Solution Explanation: Design Snake Game

This problem involves designing a Snake game. The game takes place on a grid of size height x width. The snake starts at (0, 0) with length 1. Food is provided at various coordinates, and eating food increases the snake's length and score. The game ends if the snake hits a wall or itself.

The solution uses a queue (q) to store the snake's body coordinates and a set (vis) to track visited coordinates. The head of the queue represents the snake's head, and the tail represents its tail. The food array provides the coordinates of food items to be consumed sequentially.

Approach:

1. Initialization (__init__ or constructor): The constructor initializes the game parameters: height, width, food coordinates, score, food index (idx), and the snake's initial position in the queue and visited set.

2. Movement (move): The move function simulates a single move of the snake in the given direction. It determines the next head position based on the direction.

3. Collision Detection: The function first checks for collisions with the walls. If the next position is out of bounds, it returns -1 (game over). Then, it checks for self-collision by verifying if the next position is already in the vis set. If a self-collision is detected, it returns -1.

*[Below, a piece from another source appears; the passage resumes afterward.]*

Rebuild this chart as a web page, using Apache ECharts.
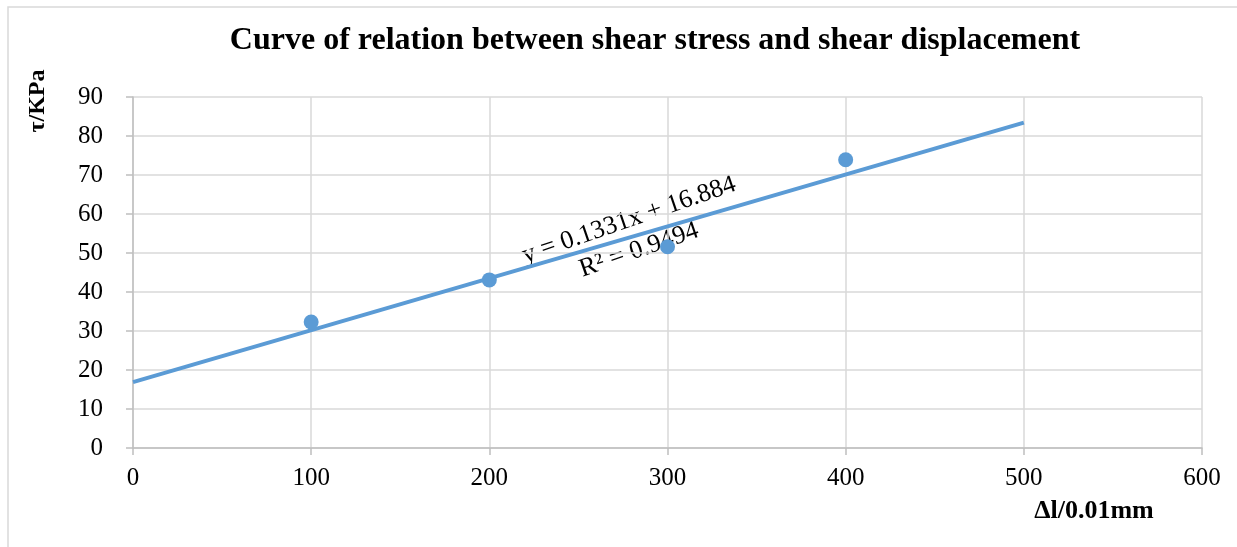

4. Food Consumption: If the next position matches a food item's coordinates (checked using idx to track the current food item), the snake eats the food. The score and length increment, and idx advances to the next food item.

5. Snake Body Update: If the snake did not eat food, the tail is removed from the queue and vis (because it is no longer occupied).

6. Updating State: The new head position is added to the front of the queue and vis set. The updated score is returned.

Time and Space Complexity Analysis:

• Time Complexity:

  • __init__ (or constructor): O(1) - Constant time initialization.
  • move: O(1) on average. While the queue operations are O(1) in amortized time, removing the tail in the worst case might take O(N) if the snake is very long, where N is the length of the snake. However, the length of the snake is bounded by the number of food items which is at most 50 in this problem, making it effectively O(1).

• Space Complexity:

  • O(M*N) in the worst case to store the visited positions in vis, where M and N are the dimensions of the grid. However, in practice, it will be O(L), where L is the snake's length because only the snake's body positions are stored in vis. L is bounded by the number of food items, so this becomes effectively O(1) given the constraints of the problem. The queue q also stores at most L elements.

The different code implementations (Python, Java, C++, Go, TypeScript) all follow the same underlying algorithm and have the same time and space complexity characteristics as described above. Note that the use of a deque (double-ended queue) in Python and similar data structures in other languages is crucial for efficient O(1) time complexity for both adding and removing from the ends of the snake.